• [Required task] Copy all lines below containing "Rebuild".

Raw records
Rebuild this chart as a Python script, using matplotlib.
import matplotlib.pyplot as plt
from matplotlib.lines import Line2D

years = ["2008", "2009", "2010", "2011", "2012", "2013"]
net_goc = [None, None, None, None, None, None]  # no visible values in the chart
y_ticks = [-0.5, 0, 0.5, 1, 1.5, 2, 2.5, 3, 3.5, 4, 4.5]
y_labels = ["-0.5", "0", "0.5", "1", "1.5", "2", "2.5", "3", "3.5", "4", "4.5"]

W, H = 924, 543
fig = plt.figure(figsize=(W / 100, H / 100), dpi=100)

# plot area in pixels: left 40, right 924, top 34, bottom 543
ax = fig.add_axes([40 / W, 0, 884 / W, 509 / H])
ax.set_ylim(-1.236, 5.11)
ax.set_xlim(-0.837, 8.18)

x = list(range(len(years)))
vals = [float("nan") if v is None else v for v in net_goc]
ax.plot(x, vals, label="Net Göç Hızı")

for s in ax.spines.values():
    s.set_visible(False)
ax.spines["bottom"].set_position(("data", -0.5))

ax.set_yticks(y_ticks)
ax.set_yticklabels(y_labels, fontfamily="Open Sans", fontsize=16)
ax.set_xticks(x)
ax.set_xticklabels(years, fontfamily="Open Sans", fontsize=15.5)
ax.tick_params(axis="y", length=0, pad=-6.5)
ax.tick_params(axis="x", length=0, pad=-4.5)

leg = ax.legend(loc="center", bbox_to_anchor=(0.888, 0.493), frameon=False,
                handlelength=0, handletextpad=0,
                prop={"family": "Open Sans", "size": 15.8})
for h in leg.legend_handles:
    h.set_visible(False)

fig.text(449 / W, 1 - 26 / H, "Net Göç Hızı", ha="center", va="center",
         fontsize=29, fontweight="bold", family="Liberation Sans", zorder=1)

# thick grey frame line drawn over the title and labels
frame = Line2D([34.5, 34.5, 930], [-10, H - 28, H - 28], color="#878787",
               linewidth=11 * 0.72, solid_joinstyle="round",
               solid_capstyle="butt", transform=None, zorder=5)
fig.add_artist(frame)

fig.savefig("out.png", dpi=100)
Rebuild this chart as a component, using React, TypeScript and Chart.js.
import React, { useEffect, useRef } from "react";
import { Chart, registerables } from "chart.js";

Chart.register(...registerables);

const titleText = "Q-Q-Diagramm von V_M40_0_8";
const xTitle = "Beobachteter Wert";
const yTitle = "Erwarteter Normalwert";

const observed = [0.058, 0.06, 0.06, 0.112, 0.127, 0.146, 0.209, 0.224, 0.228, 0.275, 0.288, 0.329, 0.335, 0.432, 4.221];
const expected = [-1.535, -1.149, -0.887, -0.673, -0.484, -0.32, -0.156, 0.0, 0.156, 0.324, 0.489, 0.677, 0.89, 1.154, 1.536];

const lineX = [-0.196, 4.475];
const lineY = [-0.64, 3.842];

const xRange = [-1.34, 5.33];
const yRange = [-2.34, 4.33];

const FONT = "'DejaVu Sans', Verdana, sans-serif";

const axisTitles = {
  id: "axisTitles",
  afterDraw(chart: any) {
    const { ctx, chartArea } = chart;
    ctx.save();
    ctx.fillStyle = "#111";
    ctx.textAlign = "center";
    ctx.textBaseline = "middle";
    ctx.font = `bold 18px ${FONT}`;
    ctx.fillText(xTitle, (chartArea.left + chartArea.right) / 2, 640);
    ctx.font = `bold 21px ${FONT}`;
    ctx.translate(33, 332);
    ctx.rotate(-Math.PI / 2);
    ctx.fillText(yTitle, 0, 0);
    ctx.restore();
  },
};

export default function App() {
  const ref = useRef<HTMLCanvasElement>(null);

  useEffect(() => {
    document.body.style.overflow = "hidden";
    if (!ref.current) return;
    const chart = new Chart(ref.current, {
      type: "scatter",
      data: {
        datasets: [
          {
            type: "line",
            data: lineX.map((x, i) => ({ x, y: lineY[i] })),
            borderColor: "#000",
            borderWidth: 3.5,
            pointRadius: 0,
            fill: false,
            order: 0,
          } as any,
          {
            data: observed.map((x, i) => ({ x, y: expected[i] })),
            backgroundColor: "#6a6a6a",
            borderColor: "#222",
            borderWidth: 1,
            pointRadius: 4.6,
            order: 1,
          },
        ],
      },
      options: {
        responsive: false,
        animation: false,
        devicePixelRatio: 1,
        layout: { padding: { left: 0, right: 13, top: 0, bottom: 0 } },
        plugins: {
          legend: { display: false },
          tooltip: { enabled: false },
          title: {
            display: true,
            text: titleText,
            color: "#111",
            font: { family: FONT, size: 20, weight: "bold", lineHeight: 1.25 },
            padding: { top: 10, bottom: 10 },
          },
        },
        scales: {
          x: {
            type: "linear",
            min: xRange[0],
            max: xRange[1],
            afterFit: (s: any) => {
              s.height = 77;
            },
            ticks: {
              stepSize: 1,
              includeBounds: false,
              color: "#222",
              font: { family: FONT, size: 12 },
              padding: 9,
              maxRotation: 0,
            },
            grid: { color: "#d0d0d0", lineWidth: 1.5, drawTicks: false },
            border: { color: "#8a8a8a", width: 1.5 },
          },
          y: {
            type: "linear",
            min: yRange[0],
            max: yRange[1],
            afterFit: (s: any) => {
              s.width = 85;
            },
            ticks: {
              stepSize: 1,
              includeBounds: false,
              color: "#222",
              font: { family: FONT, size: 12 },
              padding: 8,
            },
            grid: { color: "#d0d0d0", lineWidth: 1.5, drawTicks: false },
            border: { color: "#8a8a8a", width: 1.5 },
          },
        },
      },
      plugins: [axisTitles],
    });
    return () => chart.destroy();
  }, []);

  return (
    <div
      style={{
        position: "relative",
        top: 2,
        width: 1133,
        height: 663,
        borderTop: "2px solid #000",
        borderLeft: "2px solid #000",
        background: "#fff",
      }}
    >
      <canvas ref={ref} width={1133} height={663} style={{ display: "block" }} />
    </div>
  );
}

...

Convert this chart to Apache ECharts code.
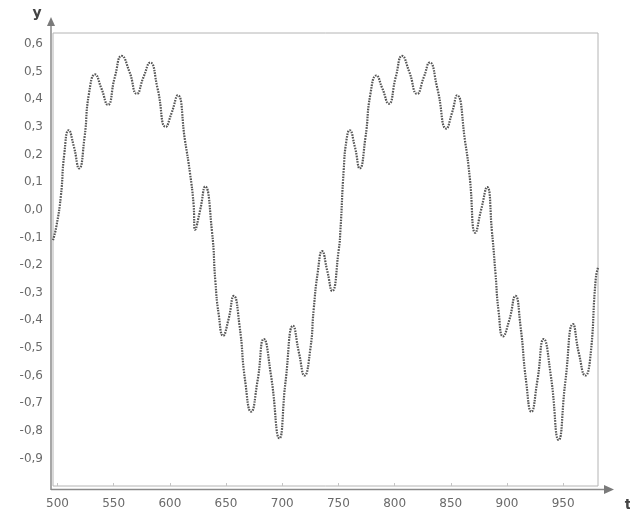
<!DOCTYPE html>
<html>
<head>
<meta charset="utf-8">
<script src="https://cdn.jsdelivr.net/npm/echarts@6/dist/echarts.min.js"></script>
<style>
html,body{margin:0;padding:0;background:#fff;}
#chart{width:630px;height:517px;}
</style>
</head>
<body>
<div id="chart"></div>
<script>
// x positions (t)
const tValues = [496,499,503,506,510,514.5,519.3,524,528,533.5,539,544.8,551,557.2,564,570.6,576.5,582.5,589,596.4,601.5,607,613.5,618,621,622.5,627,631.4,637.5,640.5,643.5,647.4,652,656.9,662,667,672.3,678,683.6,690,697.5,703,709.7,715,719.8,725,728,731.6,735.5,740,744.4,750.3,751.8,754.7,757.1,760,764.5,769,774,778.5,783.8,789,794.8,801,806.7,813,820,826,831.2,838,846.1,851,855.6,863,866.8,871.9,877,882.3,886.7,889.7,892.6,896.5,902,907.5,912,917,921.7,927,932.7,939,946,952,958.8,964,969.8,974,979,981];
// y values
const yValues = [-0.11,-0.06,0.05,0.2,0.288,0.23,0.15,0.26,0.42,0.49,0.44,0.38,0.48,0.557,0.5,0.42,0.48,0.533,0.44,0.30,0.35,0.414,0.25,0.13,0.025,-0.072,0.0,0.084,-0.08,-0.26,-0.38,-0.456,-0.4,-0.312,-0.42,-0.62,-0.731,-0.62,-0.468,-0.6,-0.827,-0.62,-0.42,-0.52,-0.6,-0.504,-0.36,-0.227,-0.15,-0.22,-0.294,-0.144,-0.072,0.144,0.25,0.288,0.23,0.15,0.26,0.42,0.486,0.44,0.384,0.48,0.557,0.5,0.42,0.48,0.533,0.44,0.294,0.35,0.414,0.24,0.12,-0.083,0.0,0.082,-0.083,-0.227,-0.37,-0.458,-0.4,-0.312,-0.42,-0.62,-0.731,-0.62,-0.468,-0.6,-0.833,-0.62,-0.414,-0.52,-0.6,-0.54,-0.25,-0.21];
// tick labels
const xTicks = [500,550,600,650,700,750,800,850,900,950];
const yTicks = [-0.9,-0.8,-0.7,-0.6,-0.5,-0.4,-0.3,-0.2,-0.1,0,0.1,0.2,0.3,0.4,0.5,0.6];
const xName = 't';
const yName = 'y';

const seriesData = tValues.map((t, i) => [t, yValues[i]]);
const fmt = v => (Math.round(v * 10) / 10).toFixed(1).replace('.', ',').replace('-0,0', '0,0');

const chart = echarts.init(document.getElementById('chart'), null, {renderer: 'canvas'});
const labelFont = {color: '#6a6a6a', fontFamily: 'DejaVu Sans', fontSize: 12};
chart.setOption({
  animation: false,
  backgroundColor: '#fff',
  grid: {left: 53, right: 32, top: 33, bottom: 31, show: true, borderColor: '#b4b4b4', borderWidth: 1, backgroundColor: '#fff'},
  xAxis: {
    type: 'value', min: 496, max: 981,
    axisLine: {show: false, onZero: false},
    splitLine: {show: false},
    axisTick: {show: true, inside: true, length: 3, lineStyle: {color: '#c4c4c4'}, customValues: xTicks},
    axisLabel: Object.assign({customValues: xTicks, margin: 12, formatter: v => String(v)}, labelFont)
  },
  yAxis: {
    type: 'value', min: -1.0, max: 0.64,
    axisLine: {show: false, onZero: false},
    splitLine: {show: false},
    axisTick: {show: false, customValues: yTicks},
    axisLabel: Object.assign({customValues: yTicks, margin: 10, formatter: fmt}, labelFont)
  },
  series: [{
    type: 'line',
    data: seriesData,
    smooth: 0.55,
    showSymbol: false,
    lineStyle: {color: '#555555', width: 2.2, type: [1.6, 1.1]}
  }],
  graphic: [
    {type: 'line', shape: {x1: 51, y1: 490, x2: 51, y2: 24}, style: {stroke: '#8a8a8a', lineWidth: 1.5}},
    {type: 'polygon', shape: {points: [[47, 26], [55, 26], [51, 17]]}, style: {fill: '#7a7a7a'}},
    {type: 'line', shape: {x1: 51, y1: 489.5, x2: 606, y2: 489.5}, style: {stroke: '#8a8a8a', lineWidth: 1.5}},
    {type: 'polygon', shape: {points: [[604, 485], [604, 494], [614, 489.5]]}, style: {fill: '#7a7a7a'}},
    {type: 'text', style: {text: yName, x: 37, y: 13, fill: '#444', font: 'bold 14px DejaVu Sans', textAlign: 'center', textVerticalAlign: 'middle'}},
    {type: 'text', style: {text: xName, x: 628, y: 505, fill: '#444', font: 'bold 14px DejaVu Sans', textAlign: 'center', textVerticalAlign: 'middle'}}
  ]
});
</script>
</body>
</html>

• [Right answer]
Rebuild this chart as a Python script, using matplotlib.
Rebuild this chart as a component, using React, TypeScript and Chart.js.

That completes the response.